Group drops accreditation for Burke County schools
Posted January 14, 2011
Updated January 19, 2011
Raleigh, N.C. — A national accreditation group looking into the effectiveness of the Wake County school board has dropped certification for another North Carolina school system.
This week, Atlanta-based AdvancED pulled accreditation from Burke County Schools in Morganton, partly because board members’ behavior, factions among the board and last-minute meeting changes.
The district, however, can still keep its accreditation if the school board can show by June 30 that it has made significant progress in meeting required actions outlined by the AdvancED review team – specifically that the board actions align with district policy and AdvancED standards, professional decorum at board meetings and that board members are educated on district policies.
AdvancED, the parent company of Southern Association of Colleges and Schools Council on Accreditation and School Improvement, plans to review the Wake County school system next month after a complaint that the North Carolina NAACP filed alleging that some board members want to segregate the school system.

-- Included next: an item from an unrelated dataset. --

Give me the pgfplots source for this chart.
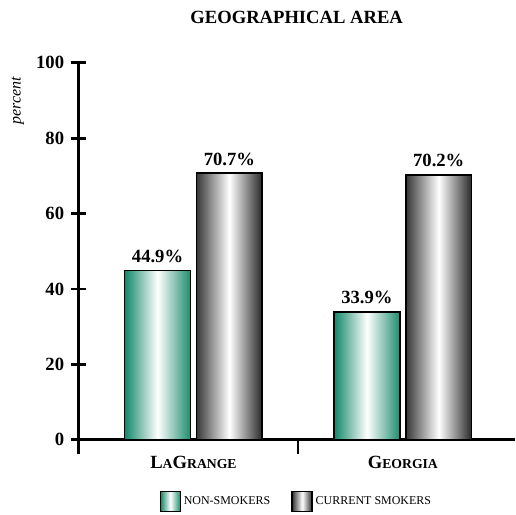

The school board’s attorneys have sent e-mails and letters, questioning the review team’s scope of the pending review.
That’s led AdvancED officials to tell school officials they should consider dropping accreditation – something school board member John Tedesco has said is a possibility.
"There are several other agencies that do accreditation of a higher caliber (that) we are looking at,” he said Wednesday.
Accreditation is important, because it can be used in determining a high school student’s acceptance to a higher institution of learning.
How institutions use it varies.
Great Schools in Wake Coalition says that dropping accreditation could cost students millions of dollars in academic and athletic scholarship and educational loans and limit acceptance to colleges, universities and military programs.